A Good Home

Which Do You Prefer?

Someone once asked me this question.

“Whose approach do you prefer: Martin Luther King Jr or Malcolm X?”

“Both”, I replied. “And Rosa Parks. And the Black Panthers.”

My friend stared at me, speechless. Talk about asking a simple question and getting a difficult answer!


When you’ve worked in countries like South Africa and led organizational/societal change at home — or maybe if you’ve just lived long enough — you learn that change rarely comes about because of a single leader or strategy. To make substantive change, enduring change, it takes a variety of approaches.

We need the moderates — the diplomats who can inspire courageous but peaceful protest; the people who can argue with the powerful without losing control.

We need the academics and media — people who study the issues without bias, but can raise the alarm when our  freedom, safety, democracy and human rights are threatened. 

We need the people who will be uncompromising in demands and language. They’re not comfortable company at the dinner table, but they’re essential.

We need the everyday heroes who will stay put in their seat on the bus, refusing to obey an unjust law.

And you need the people who, like a sword hanging over our heads, will threaten our peaceful, comfortable existence.

I salute Nelson Mandela, a hero for our times.  And yet, I know that a much less popular person, his former wife, Winnie Mandela, also played a vital role in bringing about revolution. 

Imprisoned for it, tortured by prison guards, then, later, hated by many for her worst actions as a guerrilla leader. But how can anyone deny the impact of her war against the apartheid government? 

How can anyone deny the role of the freedom fighters who were killed, imprisoned or exiled from their homeland?  The journalists who were imprisoned or exiled for criticising the apartheid government?

On a humbler level, I’ve experienced a thing or two.  As a founder and former president of a prominent Black Canadian organization, I saw people so set in their preferred approach to change, that they made enemies of those who fight the same battle in different ways.

Guilty, your honour.  As an impatient young leader, I made enemies unnecessarily. Missed important opportunities.

Later, I realized: if we’re all fighting for the same outcome, why on earth are we not working together? Why dismiss and belittle those who disagree with you on strategy but share the same goals?

Age and learning about how societies and organizations change have helped me to see the bigger picture.

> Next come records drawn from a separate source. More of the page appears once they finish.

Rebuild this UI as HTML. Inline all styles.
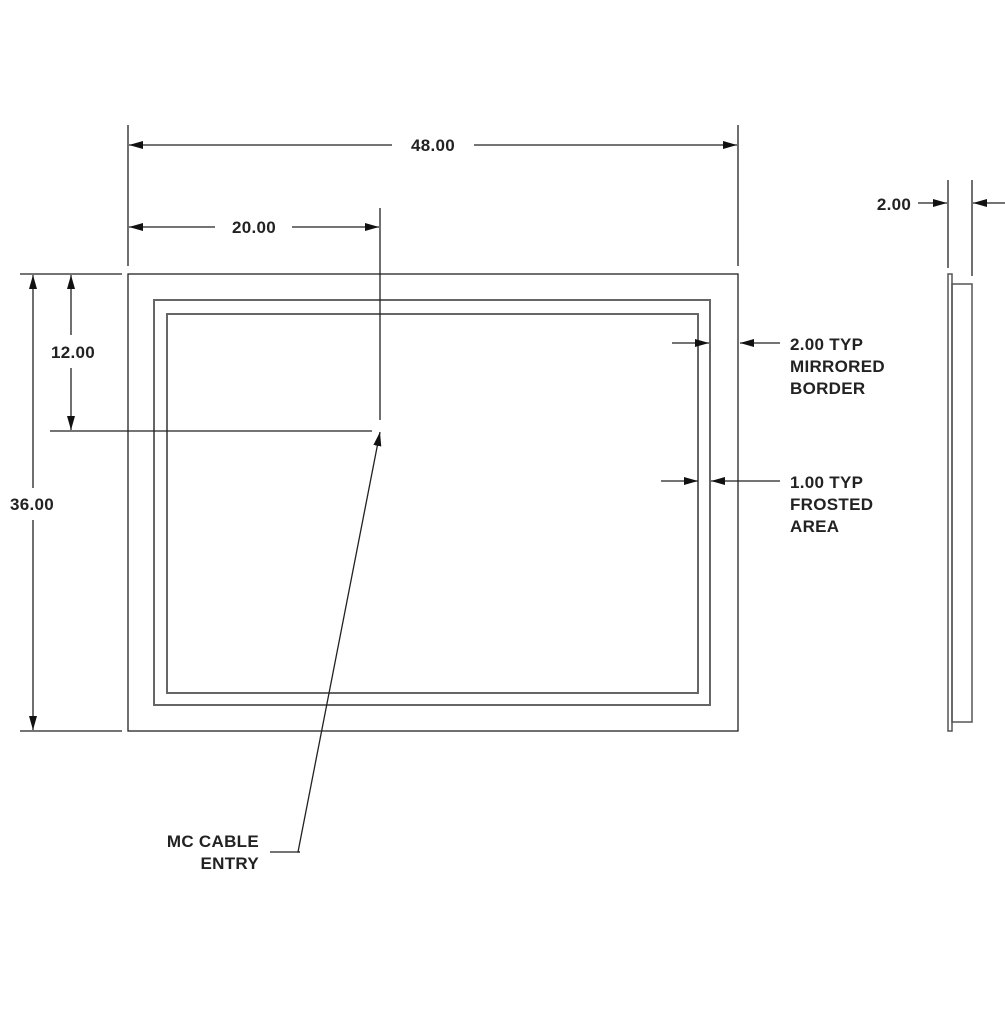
<!DOCTYPE html>
<html><head><style>body{margin:0;background:#fff}text{font-family:"Liberation Sans",sans-serif;font-weight:bold;font-size:17px;fill:#222;letter-spacing:0.3px}</style></head><body>
<svg width="1005" height="1005" viewBox="0 0 1005 1005" xmlns="http://www.w3.org/2000/svg">
<defs><marker id="a" markerWidth="14" markerHeight="8" refX="14" refY="4" orient="auto" markerUnits="userSpaceOnUse"><path d="M0,0L14,4L0,8z" fill="#111"/></marker></defs>
<g fill="none" stroke="#222" stroke-width="1.3">
<rect x="128" y="274" width="610" height="457"/>
<rect x="154" y="300" width="556" height="405" stroke="#666" stroke-width="2"/>
<rect x="167" y="314" width="531" height="379" stroke="#666" stroke-width="2"/>
<line x1="128" y1="125" x2="128" y2="266"/><line x1="738" y1="125" x2="738" y2="266"/>
<line x1="392" y1="145" x2="129" y2="145" marker-end="url(#a)"/><line x1="474" y1="145" x2="737" y2="145" marker-end="url(#a)"/>
<line x1="380" y1="208" x2="380" y2="420"/>
<line x1="215" y1="227" x2="129" y2="227" marker-end="url(#a)"/><line x1="292" y1="227" x2="379" y2="227" marker-end="url(#a)"/>
<line x1="20" y1="274" x2="122" y2="274"/><line x1="20" y1="731" x2="122" y2="731"/>
<line x1="33" y1="488" x2="33" y2="275" marker-end="url(#a)"/><line x1="33" y1="520" x2="33" y2="730" marker-end="url(#a)"/>
<line x1="50" y1="431" x2="372" y2="431"/>
<line x1="71" y1="335" x2="71" y2="275" marker-end="url(#a)"/><line x1="71" y1="368" x2="71" y2="430" marker-end="url(#a)"/>
<polyline points="300,852 298,852 380,432" marker-end="url(#a)"/>
<line x1="300" y1="852" x2="270" y2="852"/>
<line x1="672" y1="343" x2="709" y2="343" marker-end="url(#a)"/>
<line x1="780" y1="343" x2="740" y2="343" marker-end="url(#a)"/>
<line x1="661" y1="481" x2="698" y2="481" marker-end="url(#a)"/>
<line x1="780" y1="481" x2="711" y2="481" marker-end="url(#a)"/>
<line x1="948" y1="180" x2="948" y2="268"/><line x1="972" y1="180" x2="972" y2="276"/>
<line x1="918" y1="203" x2="947" y2="203" marker-end="url(#a)"/><line x1="1005" y1="203" x2="973" y2="203" marker-end="url(#a)"/>
<rect x="948" y="274" width="4" height="457" stroke="#555" stroke-width="1.5"/>
<rect x="952" y="284" width="20" height="438" stroke="#555" stroke-width="1.5"/>
</g>
<text x="433" y="151" text-anchor="middle">48.00</text>
<text x="254" y="233" text-anchor="middle">20.00</text>
<text x="73" y="358" text-anchor="middle">12.00</text>
<text x="32" y="510" text-anchor="middle">36.00</text>
<text x="894" y="210" text-anchor="middle">2.00</text>
<text x="790" y="350">2.00 TYP</text><text x="790" y="372">MIRRORED</text><text x="790" y="394">BORDER</text>
<text x="790" y="488">1.00 TYP</text><text x="790" y="510">FROSTED</text><text x="790" y="532">AREA</text>
<text x="259" y="847" text-anchor="end">MC CABLE</text><text x="259" y="869" text-anchor="end">ENTRY</text>
</svg>
</body></html>
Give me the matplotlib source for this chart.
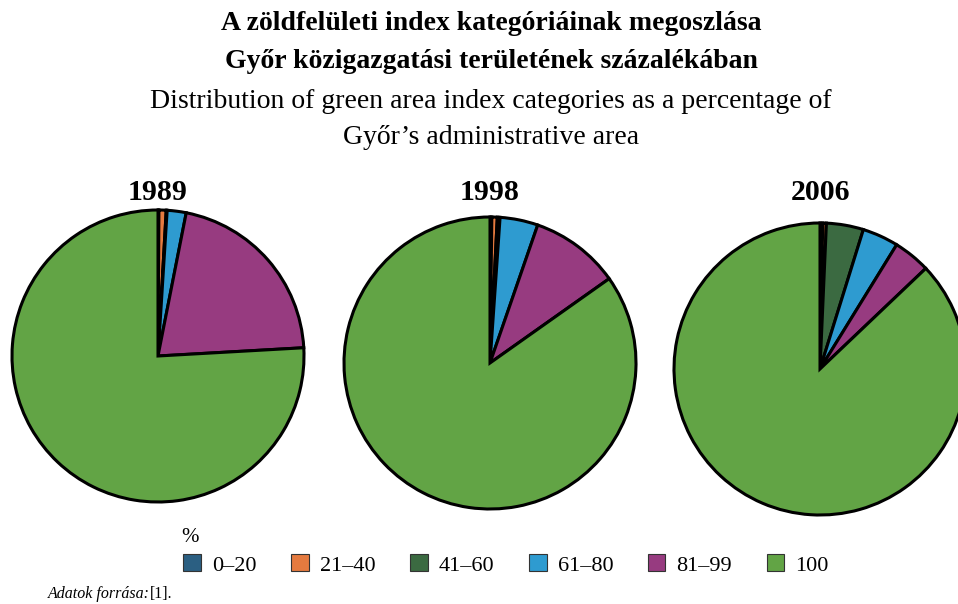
import matplotlib.pyplot as plt
from matplotlib.patches import Patch

plt.rcParams['font.family'] = ['Liberation Serif', 'DejaVu Serif']

# Data
categories = ["0–20", "21–40", "41–60", "61–80", "81–99", "100"]
colors = ["#2b5f82", "#e57a3f", "#3b6a41", "#2e9bd0", "#973b80", "#62a445"]
years = ["1989", "1998", "2006"]
values_1989 = [0.1, 0.8, 0.1, 2.1, 21.0, 75.9]
values_1998 = [0.2, 0.6, 0.3, 4.2, 9.9, 84.8]
values_2006 = [0.3, 0.4, 4.1, 4.0, 4.1, 87.1]
all_values = [values_1989, values_1998, values_2006]

W, H = 958, 604
fig = plt.figure(figsize=(W / 100, H / 100), dpi=100)

# Title, line by line
title_lines = ["A zöldfelületi index kategóriáinak megoszlása",
               "Győr közigazgatási területének százalékában"]
sub_lines = ["Distribution of green area index categories as a percentage of",
             "Győr’s administrative area"]
tx = 491 / W
for y, t in zip([23, 62], title_lines):
    fig.text(tx, 1 - y / H, t, ha='center', va='center', fontsize=20, fontweight='bold')
for y, t in zip([101, 137], sub_lines):
    fig.text(tx, 1 - y / H, t, ha='center', va='center', fontsize=20)

# pie centres and radius in pixels
centers = [(158, 356), (490, 363), (820, 369)]
r = 146
pad = 1.03

for (cx, cy), year, vals in zip(centers, years, all_values):
    rr = r * pad
    ax = fig.add_axes([(cx - rr) / W, 1 - (cy + rr) / H, 2 * rr / W, 2 * rr / H])
    ax.pie(vals, colors=colors, startangle=90, counterclock=False,
           wedgeprops=dict(edgecolor='black', linewidth=2.2))
    ax.set_xlim(-pad, pad)
    ax.set_ylim(-pad, pad)
    ax.axis('off')
    fig.text(cx / W, 1 - 192 / H, year, ha='center', va='center', fontsize=21.5, fontweight='bold')

# Legend
fig.text(181 / W, 1 - 538 / H, "%", ha='left', va='center', fontsize=15)
handles = [Patch(facecolor=c, edgecolor='#333333', linewidth=0.8) for c in colors]
fig.legend(handles, categories, ncol=6, frameon=False, loc='center left',
           bbox_to_anchor=(163 / W, 1 - 565 / H), fontsize=16,
           handlelength=0.8, handleheight=0.8, handletextpad=0.5, columnspacing=1.55)

fig.text(48 / W, 1 - 594 / H, "Adatok forrása:", ha='left', va='center', fontsize=11.5, style='italic')
fig.text(150 / W, 1 - 594 / H, "[1].", ha='left', va='center', fontsize=11.5)

fig.savefig("out.png", dpi=100)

And this I know today:

It takes several kinds to bring about change, so let us learn to value them. And where possible, let us work with them, not against them.

46 thoughts on “Which Do You Prefer?”

  1. Indeed. I totally agree dear Cynthia. That is entirely what the spirit of ongoing Reconciliation is all about…

    1. Of course, former TRC commissioner and dear friend Marie. So good to hear from you. I miss our conversations about these matters. Just yesterday I was thinking of you and me, that first morning with the group of journalists in S. Africa. What a remarkable time that was! I still can’t believe what we all achieved together.

  2. I appreciate your perspective Cynthia and wholeheartedly agree. In fact, I would go a step further and suggest we all need to work together and not dismiss and belittle each other regardless of end goals. Ultimately, we’re all one human family trying to live on this planet.

  3. I learn here you are a a founder and former president of a t Black Canadian organization, I raise my hat , Cynthia .
    You are right various approaches may lead all of population to the same goal.
    Love ❤

  4. I think you’re right. We need people who push others farther than they want to go and irritate. And we need people who want to move slower and more diplomatically. Together, they often forge a way that works.

  5. I must agree with you! I see that even need for both even in the US Democratic Party right now. May compromise and cool heads prevail. Good post! And you…an impatient young leader? Yes, I could see that! You are still a fighter.

  6. A thought provoking post Cynthia. I would certainly value your input around a discussion table.

  7. And don’t forget about the other leaders who brought about a peaceful change in South Africa. Think of Buthelezi and of F W De Klerk.

    1. Yes. We tend to be attracted by similarities and repelled by differences – including differences of opinion. If only we realized that there’s potential in those differences.

  8. We must be brave, as was Winnie Mandala. I still have my copy of her memoir, Part of My Soul, pages yellowing, that I bought in 1984. I won’t ever be parting with ‘part of her soul’.

    1. Thanks, Diane. It says something that you have held on to that book. Many of us prefer to side with the “respectable” leaders of change, forgetting that change is rarely neat and tidy.

  9. Well said, Cynthia. This is something that needs to be said again and again until we are all listening and believing and DOING SOMETHING to improve the lives of all our fellow human beings.

  10. Such a sensible viewpoint and absolutely true. We must be accepting and thankful for all approaches when it comes to making change.

  11. You’re right. I was in my 20s in the 60s an it took all their voices, including, Ali to bring about change. In Ta Nehisi Coates, a son of a Blk Panther, I hear the voices of all of them. A strong conviction that there must be change and an accounting for the wrongs fostered on POC, especially former slave.